Adolf Frederick or Adolph Frederick (Swedish: Adolf Fredrik, German: Adolf Friedrich) was King of Sweden from 1751 until his death. He was the son of Christian August of Holstein-Gottorp, Prince of Eutin, and Albertina Frederica of Baden-Durlach.
The first king from the House of Holstein-Gottorp, Adolf Frederick was a weak monarch, instated as first in line of the throne following the parliamentary government's failure to reconquer the Baltic provinces in 1741–43. Aside from a few attempts, supported by pro-absolutist factions among the nobility, to reclaim the absolute monarchy held by former monarchs, he remained a mere constitutional figurehead until his death, by popular belief attributed to a heavy consumption of semlas. His reign saw an extended period of internal peace, although the finances stagnated following failed mercantilist doctrines pursued by the Hat administration.
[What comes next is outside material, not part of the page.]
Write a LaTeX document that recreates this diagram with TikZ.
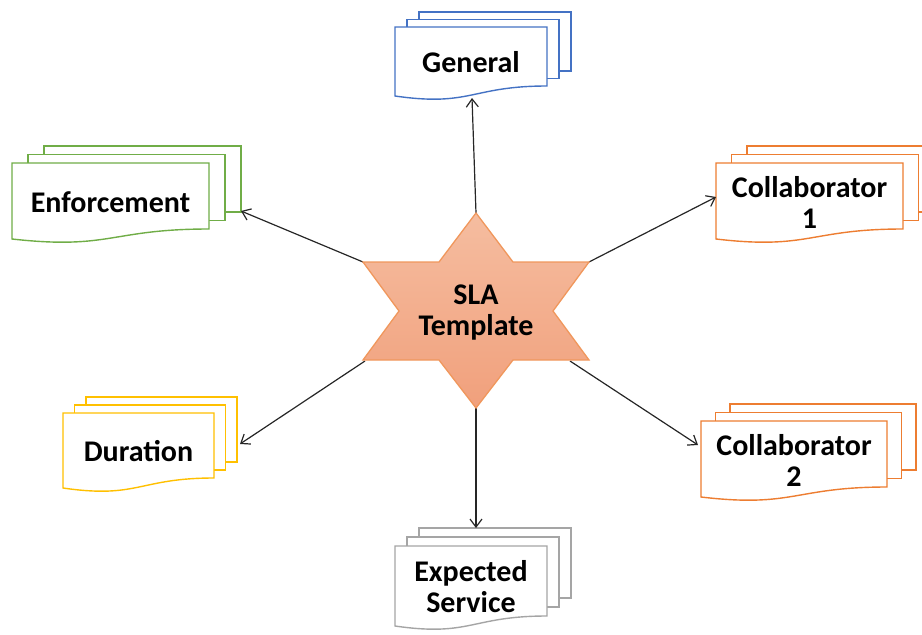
\documentclass[tikz,border=0pt]{standalone}
\usepackage{fontspec}
\setmainfont{Carlito}
\usetikzlibrary{arrows.meta}

\definecolor{docblue}{HTML}{4472C4}
\definecolor{docgreen}{HTML}{70AD47}
\definecolor{docorange}{HTML}{ED7D31}
\definecolor{docyellow}{HTML}{FFC000}
\definecolor{docgray}{HTML}{A5A5A5}
\definecolor{startop}{HTML}{F5BDA0}
\definecolor{starbottom}{HTML}{F1A07C}
\definecolor{starline}{HTML}{F0975C}
\definecolor{linkcol}{HTML}{262626}

\tikzset{
  docpage/.style={line width=1.4pt, fill=white, line join=miter},
  doclabel/.style={font=\fontsize{30}{31}\selectfont\bfseries, align=center, inner sep=0pt},
  link/.style={draw=linkcol, line width=1.2pt, -{Straight Barb[length=8pt,width=12pt,line width=1.2pt]}},
  starshape/.style={draw=starline, line width=1.3pt, top color=startop, bottom color=starbottom},
}

% stack of three pages: #1 name, #2 x, #3 y (front page top left), #4 width,
% #5 page height, #6 horizontal step, #7 vertical step, #8 colour, #9 label
\newcommand\docstack[9]{%
  \begin{scope}[shift={(#2,#3)}]
    \draw[docpage, draw=#8] (2*#6,-2*#7) rectangle ++(#4,#5);
    \draw[docpage, draw=#8] (#6,-#7) rectangle ++(#4,#5);
    \draw[docpage, draw=#8] (0,0) -- (#4,0) -- (#4,#5)
      .. controls (0.5*#4,#5) and (0.5*#4,#5+21) .. (0,#5+10) -- cycle;
    \node[doclabel] (#1) at (0.5*#4,0.5*#5+6) {#9};
  \end{scope}}

\begin{document}
\begin{tikzpicture}[x=1pt,y=-1pt]
  \path[use as bounding box] (0,0) rectangle (922,635);

  % document stacks
  \docstack{general}{395}{27}{152}{59}{12}{7.5}{docblue}{General}
  \docstack{enforce}{12}{163}{197}{66}{16}{8.5}{docgreen}{Enforcement}
  \docstack{collabA}{716}{163}{187}{66}{15.5}{8.5}{docorange}{Collaborator\\1}
  \docstack{collabB}{701}{421}{186}{66}{14.5}{8.5}{docorange}{Collaborator\\2}
  \docstack{duration}{63}{413}{151}{65}{11.5}{8}{docyellow}{Duration}
  \docstack{expected}{395}{546}{152}{70}{12}{9}{docgray}{Expected\\Service}

  % six-pointed star
  \coordinate (star-n)  at (476,213);
  \coordinate (star-ne) at (589,262);
  \coordinate (star-se) at (589,360);
  \coordinate (star-s)  at (476,408);
  \coordinate (star-sw) at (363,360);
  \coordinate (star-nw) at (363,262);
  \coordinate (star-se-edge) at (570,361);
  \coordinate (star-sw-edge) at (365,361);

  % arrow ends on the stacks
  \coordinate (general-in)  at (472,98);
  \coordinate (enforce-in)  at (241,211);
  \coordinate (collabA-in)  at (716,197);
  \coordinate (collabB-in)  at (698,445);
  \coordinate (duration-in) at (240,444);
  \coordinate (expected-in) at (476,528);

  \draw[link] (star-n) -- (general-in);
  \draw[link] (star-nw) -- (enforce-in);
  \draw[link] (star-ne) -- (collabA-in);
  \draw[link] (star-se-edge) -- (collabB-in);
  \draw[link] (star-sw-edge) -- (duration-in);
  \draw[link] (star-s) -- (expected-in);

  \path[starshape] (star-n) -- (513,262) -- (star-ne) -- (553,311) -- (star-se)
    -- (513,360) -- (star-s) -- (439,360) -- (star-sw) -- (399,311)
    -- (star-nw) -- (439,262) -- cycle;
  \node[doclabel] (sla) at (476,313) {SLA\\Template};
\end{tikzpicture}
\end{document}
The Hat administration ended only in the 1765–66 parliament, where the Cap opposition overtook the government and enacted reforms towards greater economic liberalism as well as a Freedom of Press Act almost unique at the time for its curtailing of all censorship, retaining punitive measures only for libeling the monarch or the Lutheran state church.
Following his death, his son Gustav III seized power in 1772 in a military coup d'état, reinstating absolute rule.